Skilled and Seasoned Programmers are built in Competitive Programming arenas. It’s one thing to solve a problem by Googling for an algorithm and coding it up in a relaxed afternoon. It’s an entirely different thing to break the solution into multiple Algorithms and Data Structures, tweak it, test it and optimize it. All of that in a time constrained contest. There is little to no time to relax with 7-10 problems to solve in a 5 hour window.

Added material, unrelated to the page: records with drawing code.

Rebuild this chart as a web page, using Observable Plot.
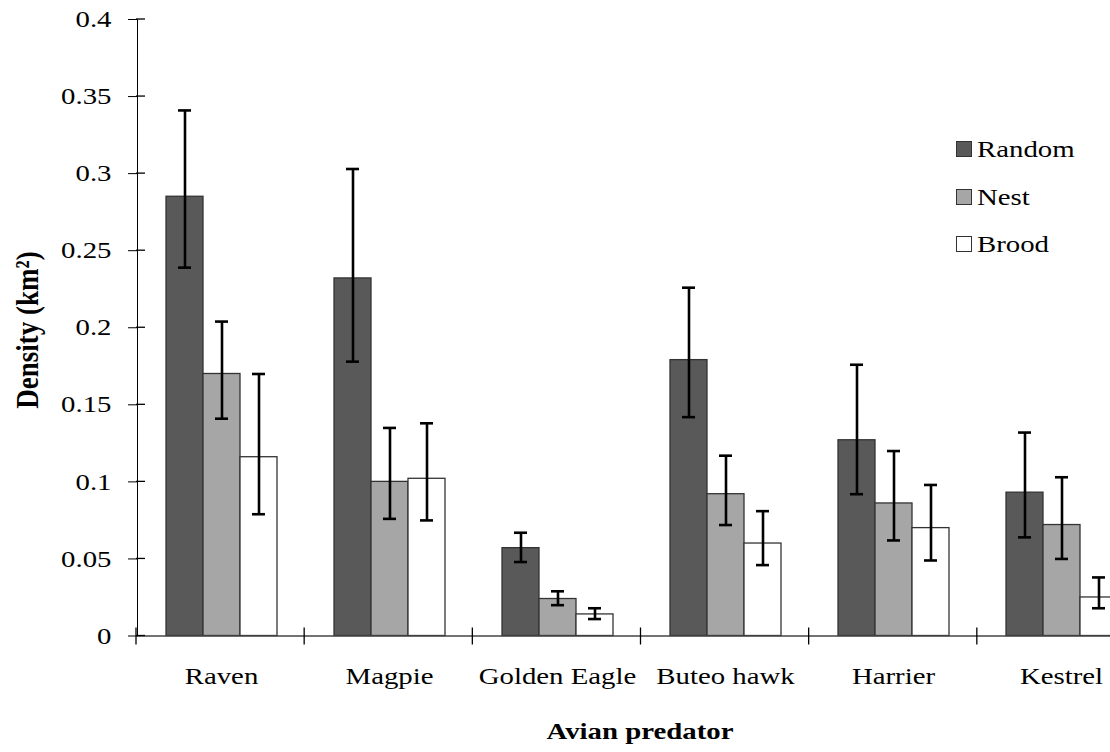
<!DOCTYPE html>
<html>
<head>
<meta charset="utf-8">
<script src="https://cdn.jsdelivr.net/npm/d3@7"></script>
<script src="https://cdn.jsdelivr.net/npm/@observablehq/plot@0.6"></script>
<style>
  html, body { margin: 0; padding: 0; background: #fff; overflow: hidden; }
  #wrap { position: relative; width: 1110px; height: 752px; overflow: hidden;
          font-family: "Liberation Serif", "Times New Roman", serif; color: #000; }
  #chart { position: absolute; left: 0; top: 0; }
  .title { position: absolute; font-weight: bold; font-size: 24px; line-height: 24px; white-space: nowrap; }
  #xtitle { left: 640px; top: 719px; transform: translateX(-50%) scaleX(1.2); }
  #ytitle { left: 28px; top: 330px; font-size: 27px; line-height: 27px;
            transform: translate(-50%, -50%) scale(1.2, 1) rotate(-90deg); }
  .leg-sw { position: absolute; width: 14px; height: 14px; border: 1px solid #333; }
  .leg-tx { position: absolute; font-size: 24px; line-height: 24px; white-space: nowrap;
            transform: scaleX(1.2); transform-origin: 0 50%; }
</style>
</head>
<body>
<div id="wrap">
  <div id="chart"></div>
  <div class="title" id="xtitle">Avian predator</div>
  <div class="title" id="ytitle">Density (km²)</div>
  <div id="legend"></div>
</div>
<script>
// ---- data ----
const categories = ["Raven", "Magpie", "Golden Eagle", "Buteo hawk", "Harrier", "Kestrel"];
const series = ["Random", "Nest", "Brood"];

const randomMean = [0.285, 0.232, 0.057, 0.179, 0.127, 0.093];
const randomLow  = [0.239, 0.178, 0.048, 0.142, 0.092, 0.064];
const randomHigh = [0.341, 0.303, 0.067, 0.226, 0.176, 0.132];

const nestMean = [0.170, 0.100, 0.024, 0.092, 0.086, 0.072];
const nestLow  = [0.141, 0.076, 0.020, 0.072, 0.062, 0.050];
const nestHigh = [0.204, 0.135, 0.029, 0.117, 0.120, 0.103];

const broodMean = [0.116, 0.102, 0.014, 0.060, 0.070, 0.025];
const broodLow  = [0.079, 0.075, 0.011, 0.046, 0.049, 0.018];
const broodHigh = [0.170, 0.138, 0.018, 0.081, 0.098, 0.038];

const yTicks = [0, 0.05, 0.1, 0.15, 0.2, 0.25, 0.3, 0.35, 0.4];
const seriesColors = ["#595959", "#a6a6a6", "#ffffff"];

// ---- table built from the arrays ----
const stats = {
  Random: [randomMean, randomLow, randomHigh],
  Nest: [nestMean, nestLow, nestHigh],
  Brood: [broodMean, broodLow, broodHigh]
};
const rows = [];
categories.forEach((c, i) => {
  series.forEach(s => {
    const [m, lo, hi] = stats[s];
    rows.push({category: c, series: s, mean: m[i], low: lo[i], high: hi[i]});
  });
});

const fmt = d3.format("~g");

const chart = Plot.plot({
  width: 1110,
  height: 752,
  marginLeft: 136,
  marginRight: 0,
  marginTop: 19,
  marginBottom: 116.5,
  style: {
    fontFamily: '"Liberation Serif", "Times New Roman", serif',
    fontSize: "24px",
    color: "#000",
    background: "transparent"
  },
  facet: {data: rows, x: "category"},
  fx: {domain: categories, range: [136, 1145], padding: 0, axis: "bottom",
       label: null, tickSize: 0, tickPadding: 31},
  x: {domain: series, paddingInner: 0, paddingOuter: 0.77, axis: null},
  y: {domain: [0, 0.4], ticks: yTicks, tickFormat: d => fmt(d), tickSize: 9,
      tickPadding: 17, label: null, line: true},
  color: {domain: series, range: seriesColors},
  marks: [
    Plot.barY(rows, {x: "series", y: "mean", fill: "series", stroke: "#333", strokeWidth: 1.3}),
    Plot.ruleY([0], {stroke: "#444", strokeWidth: 1.5}),
    Plot.ruleX(rows, {x: "series", y1: "low", y2: "high", stroke: "#000", strokeWidth: 2.6}),
    Plot.tickY(rows, {x: "series", y: "low", stroke: "#000", strokeWidth: 2.6, insetLeft: 12, insetRight: 12}),
    Plot.tickY(rows, {x: "series", y: "high", stroke: "#000", strokeWidth: 2.6, insetLeft: 12, insetRight: 12})
  ]
});
document.getElementById("chart").appendChild(chart);

// the reference's lettering is stretched horizontally; stretch each label about its anchor,
// keeping whatever transform Plot already gave the text
d3.select(chart).selectAll("text").each(function () {
  const b = this.getBBox();
  const anchor = getComputedStyle(this).textAnchor;
  const ax = anchor === "end" ? b.x + b.width : anchor === "start" ? b.x : b.x + b.width / 2;
  const prev = this.getAttribute("transform") || "";
  this.setAttribute("transform",
    `${prev} translate(${ax},0) scale(1.2,1) translate(${-ax},0)`.trim());
});

// crossing tick marks (Excel style), positioned from Plot's own scales
const fxS = chart.scale("fx");
const yS = chart.scale("y");
const fxScale = d3.scaleBand().domain(fxS.domain).range(fxS.range).padding(0);
const yScale = d3.scaleLinear().domain(yS.domain).range(yS.range);
const g = d3.select(chart).append("g").attr("stroke", "#000").attr("stroke-width", 1.3);
const x0 = fxS.range[0];
const y0 = yScale(0);
// inner halves of the y ticks
g.selectAll("line.yt").data(yTicks).join("line")
  .attr("x1", x0).attr("x2", x0 + 9)
  .attr("y1", d => yScale(d)).attr("y2", d => yScale(d));
// category boundary ticks on the x axis
const bounds = categories.map(c => fxScale(c)).concat([fxScale.range()[1]]);
g.selectAll("line.xt").data(bounds).join("line")
  .attr("x1", d => d).attr("x2", d => d)
  .attr("y1", y0 - 8).attr("y2", y0 + 9);

// legend
const legend = document.getElementById("legend");
const legTops = [137, 185, 232];
series.forEach((s, i) => {
  const sw = document.createElement("div");
  sw.className = "leg-sw";
  sw.style.left = "956px";
  sw.style.top = (legTops[i] + 4) + "px";
  sw.style.background = seriesColors[i];
  legend.appendChild(sw);
  const tx = document.createElement("div");
  tx.className = "leg-tx";
  tx.style.left = "977px";
  tx.style.top = legTops[i] + "px";
  tx.textContent = s;
  legend.appendChild(tx);
});
</script>
</body>
</html>
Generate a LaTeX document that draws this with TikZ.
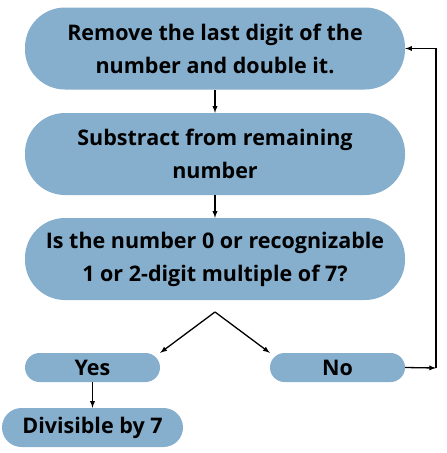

This high pressure environmet prepares us for thinking on our feet when we face tech interviews where critical thinking is the cornerstone for success. Most of the tech interviews will test your ability to break a problem down into fundamental parts which you can convert into an Algorithm and Data Structure combo. They might not be contests but the judge is also not an automated script. You are given challenges in incremental manner as you solve more. The problems get trickier as you succeed more. At one point, you either give up or you move to the next problem where it starts all over again. Sometimes, all the analysis, coding and testing has to happen in a 1 hour window. So it’s pretty clear why being habituated to high pressure helps here. Competitive Programmers literally train for this. The only part where it differs is, the problems start simple and evolve in complexity. While in contest, there are just static problemsets.
But that is where Competitive Programming sees the end of it’s role in the Industry. In actual day to day Software job you never really implement Karatsuba multiplication or Floyd Warshall’s algorithm. In the rare case you might need a BST or a Heap, you’ll find the optimal version in a library in your programming stack. What we really need to use on a day to day basis is Design Patterns, Object Orientation, Abstraction. The abilities that really matter in day to day job are:
- Analysing Systems and scrutinizing them
- Understanding business problem and implementation correlation
- Preparing designs that can go straight into implementation etc.
Competitive Programming will open doors for you that will otherwise be hard to even find. But once you are in, be ready with some Software Engineering and Design skills to showcase.
But let’s not take away from the immense pleasure and pure passion that Competitive Programming allows us to enjoy. Without such contests, the knowledge wouldn’t be spread around the world as it does now. And this needs to live. The implications on industry should not be the only motivation for something beautiful to exist. I personally still enjoy looking at Competitive Programming problems and read solutions and have my jaw dropped to the floor.